__REQUIREMENT__:
Repeat, exactly and in full, the lines of the listing below, but without any pictures.

__DATASET EXCERPT__:
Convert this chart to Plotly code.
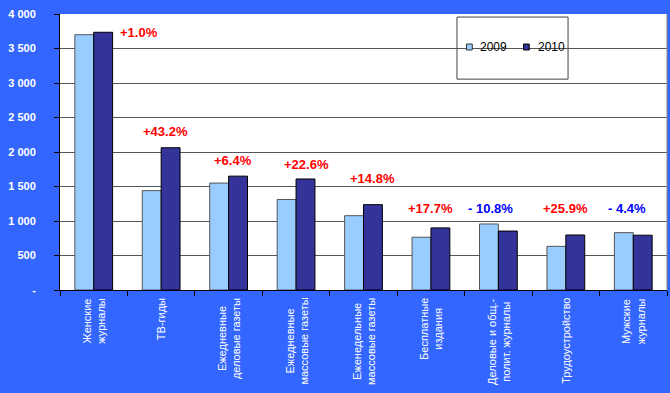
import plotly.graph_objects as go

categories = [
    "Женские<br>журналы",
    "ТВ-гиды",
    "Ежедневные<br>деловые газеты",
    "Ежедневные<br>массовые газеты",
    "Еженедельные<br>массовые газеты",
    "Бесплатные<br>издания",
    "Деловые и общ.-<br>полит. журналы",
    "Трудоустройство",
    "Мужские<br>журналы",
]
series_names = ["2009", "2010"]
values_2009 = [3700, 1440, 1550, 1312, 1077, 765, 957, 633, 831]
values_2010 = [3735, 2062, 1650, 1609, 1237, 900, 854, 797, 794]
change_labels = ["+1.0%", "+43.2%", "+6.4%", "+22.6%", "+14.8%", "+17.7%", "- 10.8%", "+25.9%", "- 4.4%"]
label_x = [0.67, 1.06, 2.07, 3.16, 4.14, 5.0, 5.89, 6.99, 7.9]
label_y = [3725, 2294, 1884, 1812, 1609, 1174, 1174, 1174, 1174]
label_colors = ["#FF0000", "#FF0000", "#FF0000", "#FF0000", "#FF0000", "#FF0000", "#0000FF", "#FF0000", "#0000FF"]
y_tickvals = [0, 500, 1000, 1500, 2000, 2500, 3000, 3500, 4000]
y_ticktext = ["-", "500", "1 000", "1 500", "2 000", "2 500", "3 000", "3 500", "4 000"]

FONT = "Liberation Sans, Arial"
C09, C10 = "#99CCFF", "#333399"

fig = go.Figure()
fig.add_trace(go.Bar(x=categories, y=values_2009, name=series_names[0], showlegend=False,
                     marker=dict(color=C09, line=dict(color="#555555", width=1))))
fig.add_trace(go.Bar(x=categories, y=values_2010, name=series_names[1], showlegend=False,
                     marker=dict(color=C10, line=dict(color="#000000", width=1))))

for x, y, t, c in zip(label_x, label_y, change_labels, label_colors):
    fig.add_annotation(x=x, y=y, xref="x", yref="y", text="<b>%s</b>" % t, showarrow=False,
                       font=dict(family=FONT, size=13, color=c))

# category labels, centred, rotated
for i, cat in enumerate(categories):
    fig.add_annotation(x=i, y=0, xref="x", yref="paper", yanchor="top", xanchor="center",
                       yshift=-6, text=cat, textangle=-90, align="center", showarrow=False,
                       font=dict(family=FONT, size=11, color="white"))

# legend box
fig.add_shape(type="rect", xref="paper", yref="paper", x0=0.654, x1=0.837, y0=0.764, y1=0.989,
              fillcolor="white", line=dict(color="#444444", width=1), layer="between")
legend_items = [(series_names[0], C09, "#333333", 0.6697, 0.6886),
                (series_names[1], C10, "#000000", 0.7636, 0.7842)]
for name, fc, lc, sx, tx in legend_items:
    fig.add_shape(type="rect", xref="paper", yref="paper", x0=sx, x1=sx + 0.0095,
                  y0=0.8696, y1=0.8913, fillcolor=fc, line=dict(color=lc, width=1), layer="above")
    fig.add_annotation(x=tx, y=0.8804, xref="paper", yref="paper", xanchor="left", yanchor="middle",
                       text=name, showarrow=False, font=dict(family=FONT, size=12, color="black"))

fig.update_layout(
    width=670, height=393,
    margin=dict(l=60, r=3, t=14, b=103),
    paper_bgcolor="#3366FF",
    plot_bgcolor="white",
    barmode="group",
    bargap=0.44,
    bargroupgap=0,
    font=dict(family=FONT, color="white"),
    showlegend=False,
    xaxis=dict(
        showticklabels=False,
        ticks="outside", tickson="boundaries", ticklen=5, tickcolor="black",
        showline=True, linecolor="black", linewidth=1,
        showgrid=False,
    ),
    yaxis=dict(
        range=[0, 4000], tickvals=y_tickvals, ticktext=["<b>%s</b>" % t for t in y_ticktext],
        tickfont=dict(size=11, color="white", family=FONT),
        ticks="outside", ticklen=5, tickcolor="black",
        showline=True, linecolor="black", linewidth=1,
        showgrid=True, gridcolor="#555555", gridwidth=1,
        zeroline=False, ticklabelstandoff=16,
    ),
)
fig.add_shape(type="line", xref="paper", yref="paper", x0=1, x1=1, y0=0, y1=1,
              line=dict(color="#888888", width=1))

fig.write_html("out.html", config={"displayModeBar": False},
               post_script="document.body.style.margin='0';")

__THE OUTPUT__:
Convert this chart to Plotly code.
import plotly.graph_objects as go

categories = [
    "Женские<br>журналы",
    "ТВ-гиды",
    "Ежедневные<br>деловые газеты",
    "Ежедневные<br>массовые газеты",
    "Еженедельные<br>массовые газеты",
    "Бесплатные<br>издания",
    "Деловые и общ.-<br>полит. журналы",
    "Трудоустройство",
    "Мужские<br>журналы",
]
series_names = ["2009", "2010"]
values_2009 = [3700, 1440, 1550, 1312, 1077, 765, 957, 633, 831]
values_2010 = [3735, 2062, 1650, 1609, 1237, 900, 854, 797, 794]
change_labels = ["+1.0%", "+43.2%", "+6.4%", "+22.6%", "+14.8%", "+17.7%", "- 10.8%", "+25.9%", "- 4.4%"]
label_x = [0.67, 1.06, 2.07, 3.16, 4.14, 5.0, 5.89, 6.99, 7.9]
label_y = [3725, 2294, 1884, 1812, 1609, 1174, 1174, 1174, 1174]
label_colors = ["#FF0000", "#FF0000", "#FF0000", "#FF0000", "#FF0000", "#FF0000", "#0000FF", "#FF0000", "#0000FF"]
y_tickvals = [0, 500, 1000, 1500, 2000, 2500, 3000, 3500, 4000]
y_ticktext = ["-", "500", "1 000", "1 500", "2 000", "2 500", "3 000", "3 500", "4 000"]

FONT = "Liberation Sans, Arial"
C09, C10 = "#99CCFF", "#333399"

fig = go.Figure()
fig.add_trace(go.Bar(x=categories, y=values_2009, name=series_names[0], showlegend=False,
                     marker=dict(color=C09, line=dict(color="#555555", width=1))))
fig.add_trace(go.Bar(x=categories, y=values_2010, name=series_names[1], showlegend=False,
                     marker=dict(color=C10, line=dict(color="#000000", width=1))))

for x, y, t, c in zip(label_x, label_y, change_labels, label_colors):
    fig.add_annotation(x=x, y=y, xref="x", yref="y", text="<b>%s</b>" % t, showarrow=False,
                       font=dict(family=FONT, size=13, color=c))

# category labels, centred, rotated
for i, cat in enumerate(categories):
    fig.add_annotation(x=i, y=0, xref="x", yref="paper", yanchor="top", xanchor="center",
                       yshift=-6, text=cat, textangle=-90, align="center", showarrow=False,
                       font=dict(family=FONT, size=11, color="white"))

# legend box
fig.add_shape(type="rect", xref="paper", yref="paper", x0=0.654, x1=0.837, y0=0.764, y1=0.989,
              fillcolor="white", line=dict(color="#444444", width=1), layer="between")
legend_items = [(series_names[0], C09, "#333333", 0.6697, 0.6886),
                (series_names[1], C10, "#000000", 0.7636, 0.7842)]
for name, fc, lc, sx, tx in legend_items:
    fig.add_shape(type="rect", xref="paper", yref="paper", x0=sx, x1=sx + 0.0095,
                  y0=0.8696, y1=0.8913, fillcolor=fc, line=dict(color=lc, width=1), layer="above")
    fig.add_annotation(x=tx, y=0.8804, xref="paper", yref="paper", xanchor="left", yanchor="middle",
                       text=name, showarrow=False, font=dict(family=FONT, size=12, color="black"))

fig.update_layout(
    width=670, height=393,
    margin=dict(l=60, r=3, t=14, b=103),
    paper_bgcolor="#3366FF",
    plot_bgcolor="white",
    barmode="group",
    bargap=0.44,
    bargroupgap=0,
    font=dict(family=FONT, color="white"),
    showlegend=False,
    xaxis=dict(
        showticklabels=False,
        ticks="outside", tickson="boundaries", ticklen=5, tickcolor="black",
        showline=True, linecolor="black", linewidth=1,
        showgrid=False,
    ),
    yaxis=dict(
        range=[0, 4000], tickvals=y_tickvals, ticktext=["<b>%s</b>" % t for t in y_ticktext],
        tickfont=dict(size=11, color="white", family=FONT),
        ticks="outside", ticklen=5, tickcolor="black",
        showline=True, linecolor="black", linewidth=1,
        showgrid=True, gridcolor="#555555", gridwidth=1,
        zeroline=False, ticklabelstandoff=16,
    ),
)
fig.add_shape(type="line", xref="paper", yref="paper", x0=1, x1=1, y0=0, y1=1,
              line=dict(color="#888888", width=1))

fig.write_html("out.html", config={"displayModeBar": False},
               post_script="document.body.style.margin='0';")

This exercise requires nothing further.